Data shown:
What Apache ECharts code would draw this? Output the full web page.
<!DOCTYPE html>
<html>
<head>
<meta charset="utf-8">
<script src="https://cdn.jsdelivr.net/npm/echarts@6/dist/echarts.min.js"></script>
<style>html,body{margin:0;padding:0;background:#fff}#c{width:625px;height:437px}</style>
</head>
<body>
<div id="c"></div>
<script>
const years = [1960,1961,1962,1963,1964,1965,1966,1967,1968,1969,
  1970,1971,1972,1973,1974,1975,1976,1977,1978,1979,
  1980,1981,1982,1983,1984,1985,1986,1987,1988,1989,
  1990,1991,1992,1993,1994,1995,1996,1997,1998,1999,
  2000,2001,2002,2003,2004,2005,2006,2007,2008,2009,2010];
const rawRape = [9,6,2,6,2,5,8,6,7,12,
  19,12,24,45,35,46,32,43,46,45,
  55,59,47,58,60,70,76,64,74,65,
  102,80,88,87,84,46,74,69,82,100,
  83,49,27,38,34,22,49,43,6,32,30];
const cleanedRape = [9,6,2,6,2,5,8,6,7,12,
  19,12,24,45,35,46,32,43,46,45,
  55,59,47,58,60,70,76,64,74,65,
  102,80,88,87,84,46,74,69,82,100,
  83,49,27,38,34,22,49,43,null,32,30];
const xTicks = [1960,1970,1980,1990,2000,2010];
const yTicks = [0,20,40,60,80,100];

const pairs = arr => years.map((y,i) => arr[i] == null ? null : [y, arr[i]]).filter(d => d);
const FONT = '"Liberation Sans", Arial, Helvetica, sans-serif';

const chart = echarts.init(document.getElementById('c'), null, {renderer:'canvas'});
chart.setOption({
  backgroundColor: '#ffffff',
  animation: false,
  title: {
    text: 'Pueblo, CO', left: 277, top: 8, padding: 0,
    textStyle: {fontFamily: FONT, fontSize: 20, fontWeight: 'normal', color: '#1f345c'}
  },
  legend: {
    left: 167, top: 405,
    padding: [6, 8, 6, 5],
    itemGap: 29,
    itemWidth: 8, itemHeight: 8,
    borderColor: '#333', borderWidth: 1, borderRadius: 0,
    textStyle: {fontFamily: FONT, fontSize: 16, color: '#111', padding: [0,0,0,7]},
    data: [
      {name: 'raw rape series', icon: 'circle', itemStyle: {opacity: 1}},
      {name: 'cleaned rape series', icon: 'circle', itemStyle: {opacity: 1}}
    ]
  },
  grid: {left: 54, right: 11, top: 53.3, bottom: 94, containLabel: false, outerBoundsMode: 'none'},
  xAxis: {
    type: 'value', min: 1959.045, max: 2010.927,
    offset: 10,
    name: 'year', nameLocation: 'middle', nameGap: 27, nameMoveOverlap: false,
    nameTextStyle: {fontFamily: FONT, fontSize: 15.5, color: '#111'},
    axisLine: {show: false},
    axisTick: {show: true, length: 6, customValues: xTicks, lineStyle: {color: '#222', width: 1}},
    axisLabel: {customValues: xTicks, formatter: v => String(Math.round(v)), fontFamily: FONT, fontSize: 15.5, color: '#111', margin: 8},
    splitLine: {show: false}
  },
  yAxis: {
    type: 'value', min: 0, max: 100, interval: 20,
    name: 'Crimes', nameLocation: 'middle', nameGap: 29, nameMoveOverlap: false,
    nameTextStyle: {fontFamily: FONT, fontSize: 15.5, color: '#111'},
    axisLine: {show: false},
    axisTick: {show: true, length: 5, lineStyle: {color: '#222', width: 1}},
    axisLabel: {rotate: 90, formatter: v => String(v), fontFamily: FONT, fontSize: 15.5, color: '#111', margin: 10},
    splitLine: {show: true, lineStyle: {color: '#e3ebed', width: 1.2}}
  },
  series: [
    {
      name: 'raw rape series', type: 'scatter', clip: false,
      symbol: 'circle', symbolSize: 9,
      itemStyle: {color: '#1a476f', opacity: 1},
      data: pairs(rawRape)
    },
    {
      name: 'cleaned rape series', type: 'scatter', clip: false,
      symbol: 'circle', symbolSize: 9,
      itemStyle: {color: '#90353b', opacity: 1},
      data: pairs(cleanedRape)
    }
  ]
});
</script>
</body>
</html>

What this task involves:
From the opening line of the data above, please print each line as written up to and including the line that contains "Arial, Helvetica, sans-serif';", and nothing more.

Answer in full:
What Apache ECharts code would draw this? Output the full web page.
<!DOCTYPE html>
<html>
<head>
<meta charset="utf-8">
<script src="https://cdn.jsdelivr.net/npm/echarts@6/dist/echarts.min.js"></script>
<style>html,body{margin:0;padding:0;background:#fff}#c{width:625px;height:437px}</style>
</head>
<body>
<div id="c"></div>
<script>
const years = [1960,1961,1962,1963,1964,1965,1966,1967,1968,1969,
  1970,1971,1972,1973,1974,1975,1976,1977,1978,1979,
  1980,1981,1982,1983,1984,1985,1986,1987,1988,1989,
  1990,1991,1992,1993,1994,1995,1996,1997,1998,1999,
  2000,2001,2002,2003,2004,2005,2006,2007,2008,2009,2010];
const rawRape = [9,6,2,6,2,5,8,6,7,12,
  19,12,24,45,35,46,32,43,46,45,
  55,59,47,58,60,70,76,64,74,65,
  102,80,88,87,84,46,74,69,82,100,
  83,49,27,38,34,22,49,43,6,32,30];
const cleanedRape = [9,6,2,6,2,5,8,6,7,12,
  19,12,24,45,35,46,32,43,46,45,
  55,59,47,58,60,70,76,64,74,65,
  102,80,88,87,84,46,74,69,82,100,
  83,49,27,38,34,22,49,43,null,32,30];
const xTicks = [1960,1970,1980,1990,2000,2010];
const yTicks = [0,20,40,60,80,100];

const pairs = arr => years.map((y,i) => arr[i] == null ? null : [y, arr[i]]).filter(d => d);
const FONT = '"Liberation Sans", Arial, Helvetica, sans-serif';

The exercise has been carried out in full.